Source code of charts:

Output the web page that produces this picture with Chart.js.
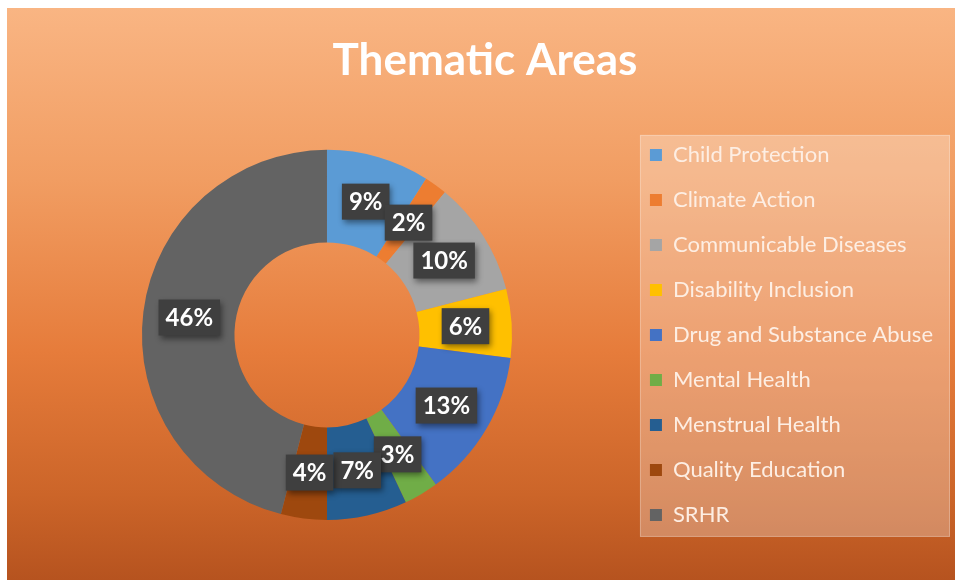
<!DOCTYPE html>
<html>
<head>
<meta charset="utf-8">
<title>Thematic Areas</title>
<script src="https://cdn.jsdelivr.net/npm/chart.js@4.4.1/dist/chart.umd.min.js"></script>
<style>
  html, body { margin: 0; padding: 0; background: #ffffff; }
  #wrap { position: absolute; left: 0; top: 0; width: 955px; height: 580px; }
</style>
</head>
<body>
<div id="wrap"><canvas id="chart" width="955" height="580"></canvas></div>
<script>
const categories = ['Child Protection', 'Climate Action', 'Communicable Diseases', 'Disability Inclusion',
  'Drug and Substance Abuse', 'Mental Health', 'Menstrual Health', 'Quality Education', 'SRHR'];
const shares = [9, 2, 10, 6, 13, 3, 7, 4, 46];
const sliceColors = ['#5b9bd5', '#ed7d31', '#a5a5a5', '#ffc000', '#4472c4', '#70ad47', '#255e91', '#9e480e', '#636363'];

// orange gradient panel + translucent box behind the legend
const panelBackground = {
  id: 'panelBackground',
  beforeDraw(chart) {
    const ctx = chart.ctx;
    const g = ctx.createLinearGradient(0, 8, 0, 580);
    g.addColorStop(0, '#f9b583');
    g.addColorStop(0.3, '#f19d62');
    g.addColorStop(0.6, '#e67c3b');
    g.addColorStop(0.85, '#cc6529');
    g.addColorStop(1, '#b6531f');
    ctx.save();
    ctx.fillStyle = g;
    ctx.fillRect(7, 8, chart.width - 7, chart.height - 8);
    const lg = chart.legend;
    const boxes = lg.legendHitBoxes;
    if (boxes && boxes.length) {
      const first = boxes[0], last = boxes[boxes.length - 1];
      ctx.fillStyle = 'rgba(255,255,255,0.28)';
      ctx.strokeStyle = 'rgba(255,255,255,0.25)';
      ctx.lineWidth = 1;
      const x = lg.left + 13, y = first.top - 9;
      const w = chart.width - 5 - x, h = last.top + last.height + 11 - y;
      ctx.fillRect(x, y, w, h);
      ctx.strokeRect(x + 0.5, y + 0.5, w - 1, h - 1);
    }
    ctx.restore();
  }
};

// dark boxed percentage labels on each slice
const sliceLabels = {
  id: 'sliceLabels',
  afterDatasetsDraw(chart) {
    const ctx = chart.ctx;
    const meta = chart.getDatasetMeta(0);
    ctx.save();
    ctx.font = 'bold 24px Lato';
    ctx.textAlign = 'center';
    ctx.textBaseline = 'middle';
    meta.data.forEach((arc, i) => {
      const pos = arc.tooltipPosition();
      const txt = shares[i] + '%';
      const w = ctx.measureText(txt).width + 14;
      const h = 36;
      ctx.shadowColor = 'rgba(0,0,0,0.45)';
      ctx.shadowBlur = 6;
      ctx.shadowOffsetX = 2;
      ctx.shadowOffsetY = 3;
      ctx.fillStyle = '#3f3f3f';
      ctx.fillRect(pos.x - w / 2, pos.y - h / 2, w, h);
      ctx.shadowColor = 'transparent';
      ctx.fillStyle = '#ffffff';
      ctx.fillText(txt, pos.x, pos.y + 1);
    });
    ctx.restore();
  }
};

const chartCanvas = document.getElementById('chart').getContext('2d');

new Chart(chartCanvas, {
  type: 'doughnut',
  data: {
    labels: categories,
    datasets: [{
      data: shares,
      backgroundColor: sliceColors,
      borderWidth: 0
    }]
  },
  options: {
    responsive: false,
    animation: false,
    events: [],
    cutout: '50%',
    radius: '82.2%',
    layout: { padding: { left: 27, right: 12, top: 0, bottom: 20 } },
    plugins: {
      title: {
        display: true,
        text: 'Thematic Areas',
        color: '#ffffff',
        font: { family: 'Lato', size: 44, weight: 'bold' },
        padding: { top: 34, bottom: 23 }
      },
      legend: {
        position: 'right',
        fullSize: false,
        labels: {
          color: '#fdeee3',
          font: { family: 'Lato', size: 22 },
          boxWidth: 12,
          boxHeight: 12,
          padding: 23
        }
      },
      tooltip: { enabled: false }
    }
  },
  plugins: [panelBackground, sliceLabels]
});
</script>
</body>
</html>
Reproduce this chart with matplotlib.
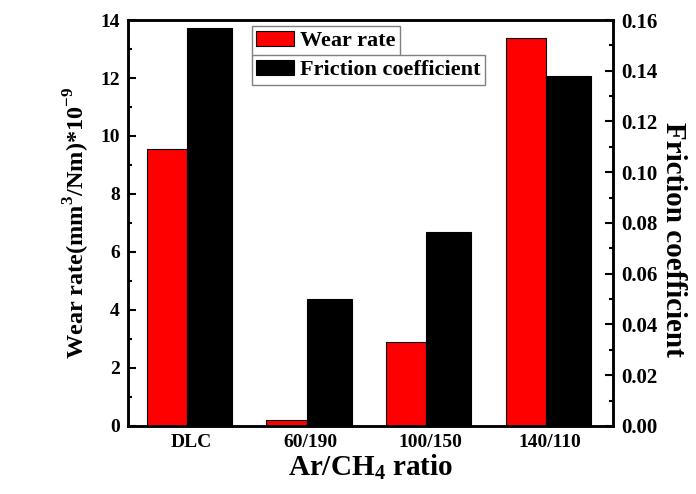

Objective: Only the number is wanted: count the lines of the records that hold the word "this".

Exercise solution: 2